— Start Source material —
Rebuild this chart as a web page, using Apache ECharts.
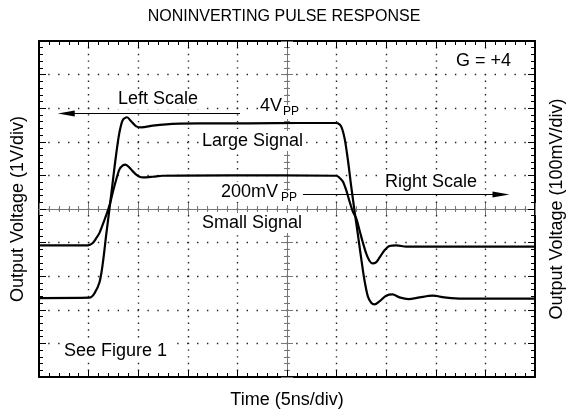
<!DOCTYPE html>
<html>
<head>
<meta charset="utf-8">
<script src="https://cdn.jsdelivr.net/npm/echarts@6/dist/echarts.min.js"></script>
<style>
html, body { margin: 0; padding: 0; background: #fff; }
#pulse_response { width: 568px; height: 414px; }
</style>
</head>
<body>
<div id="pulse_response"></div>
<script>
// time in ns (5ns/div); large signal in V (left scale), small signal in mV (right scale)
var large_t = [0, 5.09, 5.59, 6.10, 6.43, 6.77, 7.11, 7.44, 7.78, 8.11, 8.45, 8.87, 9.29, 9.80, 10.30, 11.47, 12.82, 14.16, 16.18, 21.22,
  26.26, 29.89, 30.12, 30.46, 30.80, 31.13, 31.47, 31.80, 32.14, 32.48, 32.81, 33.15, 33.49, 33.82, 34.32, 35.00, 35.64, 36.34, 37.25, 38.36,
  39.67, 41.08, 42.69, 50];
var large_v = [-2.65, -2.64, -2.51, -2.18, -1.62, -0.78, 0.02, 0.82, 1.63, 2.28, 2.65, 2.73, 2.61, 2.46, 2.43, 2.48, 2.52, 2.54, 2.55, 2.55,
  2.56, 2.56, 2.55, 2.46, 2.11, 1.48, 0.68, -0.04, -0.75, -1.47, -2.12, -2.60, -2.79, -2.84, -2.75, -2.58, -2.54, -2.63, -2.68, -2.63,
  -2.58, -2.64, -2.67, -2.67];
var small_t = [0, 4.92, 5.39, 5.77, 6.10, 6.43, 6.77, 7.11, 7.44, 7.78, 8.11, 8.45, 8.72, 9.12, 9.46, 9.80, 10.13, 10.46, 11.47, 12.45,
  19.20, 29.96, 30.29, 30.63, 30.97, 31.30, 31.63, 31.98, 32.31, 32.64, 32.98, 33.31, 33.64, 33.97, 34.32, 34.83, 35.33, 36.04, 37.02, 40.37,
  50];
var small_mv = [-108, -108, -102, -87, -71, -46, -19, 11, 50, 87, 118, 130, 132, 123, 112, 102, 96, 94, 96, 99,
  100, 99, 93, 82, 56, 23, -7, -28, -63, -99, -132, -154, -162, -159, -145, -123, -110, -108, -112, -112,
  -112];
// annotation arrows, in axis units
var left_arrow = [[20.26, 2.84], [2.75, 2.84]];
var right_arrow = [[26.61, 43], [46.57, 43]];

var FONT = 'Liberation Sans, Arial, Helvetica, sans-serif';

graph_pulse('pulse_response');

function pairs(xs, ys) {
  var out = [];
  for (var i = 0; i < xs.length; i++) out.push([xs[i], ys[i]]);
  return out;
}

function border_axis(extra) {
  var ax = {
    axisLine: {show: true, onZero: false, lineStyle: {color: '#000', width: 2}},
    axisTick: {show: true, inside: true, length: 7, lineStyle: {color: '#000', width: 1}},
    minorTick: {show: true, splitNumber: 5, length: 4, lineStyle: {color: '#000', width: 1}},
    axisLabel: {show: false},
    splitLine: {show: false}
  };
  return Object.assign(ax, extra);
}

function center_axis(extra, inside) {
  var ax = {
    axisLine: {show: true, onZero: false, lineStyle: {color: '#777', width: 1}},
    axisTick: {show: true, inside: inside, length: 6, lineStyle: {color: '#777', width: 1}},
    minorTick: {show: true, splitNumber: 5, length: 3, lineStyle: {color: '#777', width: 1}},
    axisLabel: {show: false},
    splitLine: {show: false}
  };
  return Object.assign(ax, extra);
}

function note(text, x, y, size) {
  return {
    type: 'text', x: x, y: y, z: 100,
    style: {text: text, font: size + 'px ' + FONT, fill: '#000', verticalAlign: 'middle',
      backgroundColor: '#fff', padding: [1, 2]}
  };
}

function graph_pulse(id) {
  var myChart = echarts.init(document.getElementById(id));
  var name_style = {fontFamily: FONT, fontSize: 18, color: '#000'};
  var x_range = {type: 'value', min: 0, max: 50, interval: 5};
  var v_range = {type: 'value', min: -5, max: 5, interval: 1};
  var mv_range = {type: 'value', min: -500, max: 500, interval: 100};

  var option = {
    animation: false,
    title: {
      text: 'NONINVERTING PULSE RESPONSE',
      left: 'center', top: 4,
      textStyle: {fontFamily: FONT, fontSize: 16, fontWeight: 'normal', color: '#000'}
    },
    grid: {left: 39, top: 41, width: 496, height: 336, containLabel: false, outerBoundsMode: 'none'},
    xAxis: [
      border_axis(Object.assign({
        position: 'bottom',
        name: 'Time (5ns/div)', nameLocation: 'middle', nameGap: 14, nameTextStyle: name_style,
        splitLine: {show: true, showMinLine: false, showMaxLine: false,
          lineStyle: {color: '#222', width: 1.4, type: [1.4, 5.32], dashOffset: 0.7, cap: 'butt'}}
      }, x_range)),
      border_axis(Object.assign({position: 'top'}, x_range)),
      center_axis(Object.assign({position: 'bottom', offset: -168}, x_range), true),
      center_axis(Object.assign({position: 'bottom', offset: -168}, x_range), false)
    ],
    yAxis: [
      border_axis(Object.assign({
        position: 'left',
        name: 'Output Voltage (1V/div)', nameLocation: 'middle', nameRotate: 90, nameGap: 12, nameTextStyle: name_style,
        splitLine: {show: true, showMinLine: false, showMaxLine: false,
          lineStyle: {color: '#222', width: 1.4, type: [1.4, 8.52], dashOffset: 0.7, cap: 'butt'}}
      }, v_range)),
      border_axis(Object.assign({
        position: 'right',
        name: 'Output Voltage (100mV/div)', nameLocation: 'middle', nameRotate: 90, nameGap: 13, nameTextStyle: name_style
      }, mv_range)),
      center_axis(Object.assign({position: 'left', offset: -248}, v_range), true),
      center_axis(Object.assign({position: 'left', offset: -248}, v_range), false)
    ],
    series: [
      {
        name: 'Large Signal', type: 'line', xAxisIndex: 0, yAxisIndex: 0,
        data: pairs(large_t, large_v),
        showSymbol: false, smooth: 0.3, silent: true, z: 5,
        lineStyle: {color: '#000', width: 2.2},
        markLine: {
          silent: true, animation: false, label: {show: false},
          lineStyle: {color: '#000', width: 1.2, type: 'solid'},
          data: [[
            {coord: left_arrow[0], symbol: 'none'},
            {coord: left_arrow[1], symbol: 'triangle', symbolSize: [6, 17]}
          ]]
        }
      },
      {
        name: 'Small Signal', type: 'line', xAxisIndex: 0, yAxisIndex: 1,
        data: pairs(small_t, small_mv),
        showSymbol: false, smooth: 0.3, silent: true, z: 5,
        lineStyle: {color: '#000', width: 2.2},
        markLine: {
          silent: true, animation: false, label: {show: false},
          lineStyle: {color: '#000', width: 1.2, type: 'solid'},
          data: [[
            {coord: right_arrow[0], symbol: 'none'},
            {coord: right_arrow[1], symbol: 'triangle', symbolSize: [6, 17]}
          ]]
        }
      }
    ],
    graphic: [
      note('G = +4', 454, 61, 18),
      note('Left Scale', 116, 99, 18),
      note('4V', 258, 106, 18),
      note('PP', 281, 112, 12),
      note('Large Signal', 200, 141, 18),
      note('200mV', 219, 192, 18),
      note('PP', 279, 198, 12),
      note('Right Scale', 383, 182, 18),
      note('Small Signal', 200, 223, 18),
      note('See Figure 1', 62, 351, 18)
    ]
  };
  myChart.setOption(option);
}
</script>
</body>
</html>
— End Source material —
=== Instructions to follow ===
Restate the full listing verbatim and drop every picture.

=== The response ===
Rebuild this chart as a web page, using Apache ECharts.
<!DOCTYPE html>
<html>
<head>
<meta charset="utf-8">
<script src="https://cdn.jsdelivr.net/npm/echarts@6/dist/echarts.min.js"></script>
<style>
html, body { margin: 0; padding: 0; background: #fff; }
#pulse_response { width: 568px; height: 414px; }
</style>
</head>
<body>
<div id="pulse_response"></div>
<script>
// time in ns (5ns/div); large signal in V (left scale), small signal in mV (right scale)
var large_t = [0, 5.09, 5.59, 6.10, 6.43, 6.77, 7.11, 7.44, 7.78, 8.11, 8.45, 8.87, 9.29, 9.80, 10.30, 11.47, 12.82, 14.16, 16.18, 21.22,
  26.26, 29.89, 30.12, 30.46, 30.80, 31.13, 31.47, 31.80, 32.14, 32.48, 32.81, 33.15, 33.49, 33.82, 34.32, 35.00, 35.64, 36.34, 37.25, 38.36,
  39.67, 41.08, 42.69, 50];
var large_v = [-2.65, -2.64, -2.51, -2.18, -1.62, -0.78, 0.02, 0.82, 1.63, 2.28, 2.65, 2.73, 2.61, 2.46, 2.43, 2.48, 2.52, 2.54, 2.55, 2.55,
  2.56, 2.56, 2.55, 2.46, 2.11, 1.48, 0.68, -0.04, -0.75, -1.47, -2.12, -2.60, -2.79, -2.84, -2.75, -2.58, -2.54, -2.63, -2.68, -2.63,
  -2.58, -2.64, -2.67, -2.67];
var small_t = [0, 4.92, 5.39, 5.77, 6.10, 6.43, 6.77, 7.11, 7.44, 7.78, 8.11, 8.45, 8.72, 9.12, 9.46, 9.80, 10.13, 10.46, 11.47, 12.45,
  19.20, 29.96, 30.29, 30.63, 30.97, 31.30, 31.63, 31.98, 32.31, 32.64, 32.98, 33.31, 33.64, 33.97, 34.32, 34.83, 35.33, 36.04, 37.02, 40.37,
  50];
var small_mv = [-108, -108, -102, -87, -71, -46, -19, 11, 50, 87, 118, 130, 132, 123, 112, 102, 96, 94, 96, 99,
  100, 99, 93, 82, 56, 23, -7, -28, -63, -99, -132, -154, -162, -159, -145, -123, -110, -108, -112, -112,
  -112];
// annotation arrows, in axis units
var left_arrow = [[20.26, 2.84], [2.75, 2.84]];
var right_arrow = [[26.61, 43], [46.57, 43]];

var FONT = 'Liberation Sans, Arial, Helvetica, sans-serif';

graph_pulse('pulse_response');

function pairs(xs, ys) {
  var out = [];
  for (var i = 0; i < xs.length; i++) out.push([xs[i], ys[i]]);
  return out;
}

function border_axis(extra) {
  var ax = {
    axisLine: {show: true, onZero: false, lineStyle: {color: '#000', width: 2}},
    axisTick: {show: true, inside: true, length: 7, lineStyle: {color: '#000', width: 1}},
    minorTick: {show: true, splitNumber: 5, length: 4, lineStyle: {color: '#000', width: 1}},
    axisLabel: {show: false},
    splitLine: {show: false}
  };
  return Object.assign(ax, extra);
}

function center_axis(extra, inside) {
  var ax = {
    axisLine: {show: true, onZero: false, lineStyle: {color: '#777', width: 1}},
    axisTick: {show: true, inside: inside, length: 6, lineStyle: {color: '#777', width: 1}},
    minorTick: {show: true, splitNumber: 5, length: 3, lineStyle: {color: '#777', width: 1}},
    axisLabel: {show: false},
    splitLine: {show: false}
  };
  return Object.assign(ax, extra);
}

function note(text, x, y, size) {
  return {
    type: 'text', x: x, y: y, z: 100,
    style: {text: text, font: size + 'px ' + FONT, fill: '#000', verticalAlign: 'middle',
      backgroundColor: '#fff', padding: [1, 2]}
  };
}

function graph_pulse(id) {
  var myChart = echarts.init(document.getElementById(id));
  var name_style = {fontFamily: FONT, fontSize: 18, color: '#000'};
  var x_range = {type: 'value', min: 0, max: 50, interval: 5};
  var v_range = {type: 'value', min: -5, max: 5, interval: 1};
  var mv_range = {type: 'value', min: -500, max: 500, interval: 100};

  var option = {
    animation: false,
    title: {
      text: 'NONINVERTING PULSE RESPONSE',
      left: 'center', top: 4,
      textStyle: {fontFamily: FONT, fontSize: 16, fontWeight: 'normal', color: '#000'}
    },
    grid: {left: 39, top: 41, width: 496, height: 336, containLabel: false, outerBoundsMode: 'none'},
    xAxis: [
      border_axis(Object.assign({
        position: 'bottom',
        name: 'Time (5ns/div)', nameLocation: 'middle', nameGap: 14, nameTextStyle: name_style,
        splitLine: {show: true, showMinLine: false, showMaxLine: false,
          lineStyle: {color: '#222', width: 1.4, type: [1.4, 5.32], dashOffset: 0.7, cap: 'butt'}}
      }, x_range)),
      border_axis(Object.assign({position: 'top'}, x_range)),
      center_axis(Object.assign({position: 'bottom', offset: -168}, x_range), true),
      center_axis(Object.assign({position: 'bottom', offset: -168}, x_range), false)
    ],
    yAxis: [
      border_axis(Object.assign({
        position: 'left',
        name: 'Output Voltage (1V/div)', nameLocation: 'middle', nameRotate: 90, nameGap: 12, nameTextStyle: name_style,
        splitLine: {show: true, showMinLine: false, showMaxLine: false,
          lineStyle: {color: '#222', width: 1.4, type: [1.4, 8.52], dashOffset: 0.7, cap: 'butt'}}
      }, v_range)),
      border_axis(Object.assign({
        position: 'right',
        name: 'Output Voltage (100mV/div)', nameLocation: 'middle', nameRotate: 90, nameGap: 13, nameTextStyle: name_style
      }, mv_range)),
      center_axis(Object.assign({position: 'left', offset: -248}, v_range), true),
      center_axis(Object.assign({position: 'left', offset: -248}, v_range), false)
    ],
    series: [
      {
        name: 'Large Signal', type: 'line', xAxisIndex: 0, yAxisIndex: 0,
        data: pairs(large_t, large_v),
        showSymbol: false, smooth: 0.3, silent: true, z: 5,
        lineStyle: {color: '#000', width: 2.2},
        markLine: {
          silent: true, animation: false, label: {show: false},
          lineStyle: {color: '#000', width: 1.2, type: 'solid'},
          data: [[
            {coord: left_arrow[0], symbol: 'none'},
            {coord: left_arrow[1], symbol: 'triangle', symbolSize: [6, 17]}
          ]]
        }
      },
      {
        name: 'Small Signal', type: 'line', xAxisIndex: 0, yAxisIndex: 1,
        data: pairs(small_t, small_mv),
        showSymbol: false, smooth: 0.3, silent: true, z: 5,
        lineStyle: {color: '#000', width: 2.2},
        markLine: {
          silent: true, animation: false, label: {show: false},
          lineStyle: {color: '#000', width: 1.2, type: 'solid'},
          data: [[
            {coord: right_arrow[0], symbol: 'none'},
            {coord: right_arrow[1], symbol: 'triangle', symbolSize: [6, 17]}
          ]]
        }
      }
    ],
    graphic: [
      note('G = +4', 454, 61, 18),
      note('Left Scale', 116, 99, 18),
      note('4V', 258, 106, 18),
      note('PP', 281, 112, 12),
      note('Large Signal', 200, 141, 18),
      note('200mV', 219, 192, 18),
      note('PP', 279, 198, 12),
      note('Right Scale', 383, 182, 18),
      note('Small Signal', 200, 223, 18),
      note('See Figure 1', 62, 351, 18)
    ]
  };
  myChart.setOption(option);
}
</script>
</body>
</html>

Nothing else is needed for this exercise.